Фельдмаршал был вольным русским человеком, отрицавшим любой фанатизм. Его отец спас Киево-Могилянскую академию – её пытались уничтожить, как мнимый «рассадник латинства». При Петре маятник качнулся в другую сторону, и теперь уже православие решили сузить, чтобы не мешало «европейскому просвещению». И то и другое было противно природе Шереметева, в которой огонь сердечный уживался с трезвостью ума.
На пороге Царства
Последней крупной победой Бориса Петровича было взятие Риги в 1710 году. Он писал Петру: «С Божьей милостью мне удалось с главным лифляндским городом Ригой, который до сего времени никогда и никакими средствами не был взят и во всей Европе непреступной девственницей считался, обручиться и привести его, как невесту, к честному соглашению». Со шведской властью на южном берегу Балтийского моря было покончено раз и навсегда.
Следующая кампания, где ему поручили командовать армией, оказалась крайне неудачна, но не по вине Бориса Петровича. Петровский поход на Восток – историческая загадка. Возможно, целью его был Константинополь. Вышли в поход в феврале 1711 года с красным знаменем, на котором можно было прочесть: «Во имя Спасителя и христианства». Но это, увы, с самого начала была авантюра. Не имелось детального плана кампании, не произведена серьёзная разведка. Неурожай на Украине оставил армию без хлеба, потом начало недоставать даже воды.

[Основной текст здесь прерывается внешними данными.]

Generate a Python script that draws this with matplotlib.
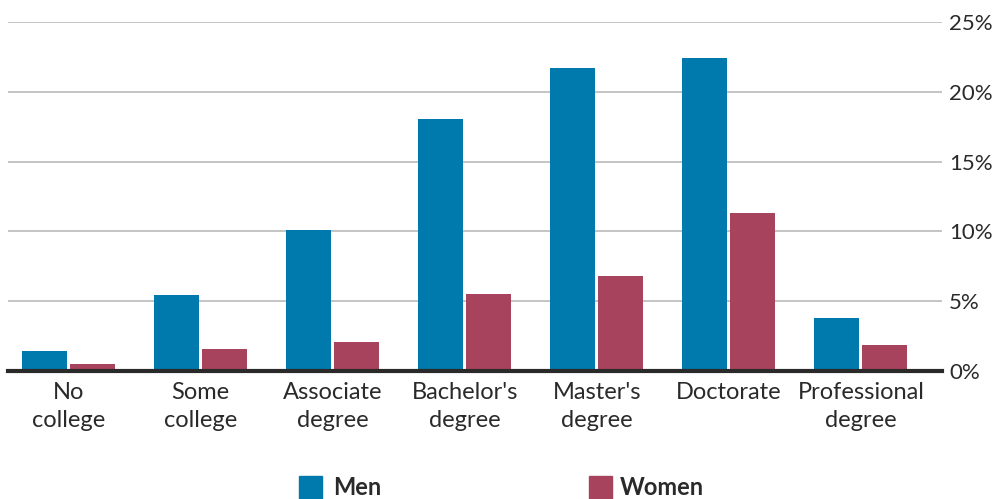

До последнего момента думали, что турок близ Дуная 40-50 тысяч. Что их в разы больше – 170 тысяч – обнаружили слишком поздно. Османы атаковали первыми, окружив наши силы. Среди других в ловушке оказался император Пётр. Спасли положение вице-канцлер Пётр Павлович Шафиров и полковник Михаил Борисович Шереметев – сын фельдмаршала.
Заключив мирный договор, они согласились стать заложниками. В плену держались мужественно, несмотря на ужасные условия, продолжали отстаивать русские интересы. Их отпустили спустя три года. Михаил был уже смертельно болен и не сумел добраться до Москвы. Похоронили его в Киевской лавре.
Там же хотел закончить свои дни, приняв постриг, и Борис Петрович Шереметев, потерявший, кроме сына, ещё и жену. Сказал об этом государю. Решение монарха поразило его, как неудачная, обидная шутка. Пожилого полководца, искавшего молитвенного уединения, женили на молодой вдове Анне Петровне Нарышкиной. Впрочем, в этом браке супруги произвели на свет пятерых детей.
Царь Пётр почитал таланты фельдмаршала безмерно, но вместе с тем его страшно раздражал этот упрямый человек. Особенно неприятен стал отказ Бориса Петровича подписать смертный приговор царевичу Алексию. Современники сохранили слова Шереметева по этому поводу: «Служить моим государям, а не судить их кровь – моя есть прямая должность!» Возможно, именно эту историю вспомнил Пушкин, помянув графа в своей «Полтаве»: «И Шереметев благородный…»
Духовное завещание графа отразило главное противоречие в жизни этого человека, желавшего совместить преданность и Богу и царю. «Тело моё грешное отвезти и погребсть в Киево-Печерском монастыре или где воля его величества состоится», – смиренно распорядился Борис Петрович. Но его заветное желание так и не было исполнено. Волею императора Шереметева погребли в другой лавре – Александро-Невской. Спустя несколько десятилетий потомки построили на его могиле церковь во имя Лазаря Четырёхдневного – друга Христа.
Для нас же граф остаётся связующим звеном между Русью Московской и сменившей её эпохой. Можно чтить и ту и другую, служить новому, не забывая старого, если в груди твоей бьётся верное сердце.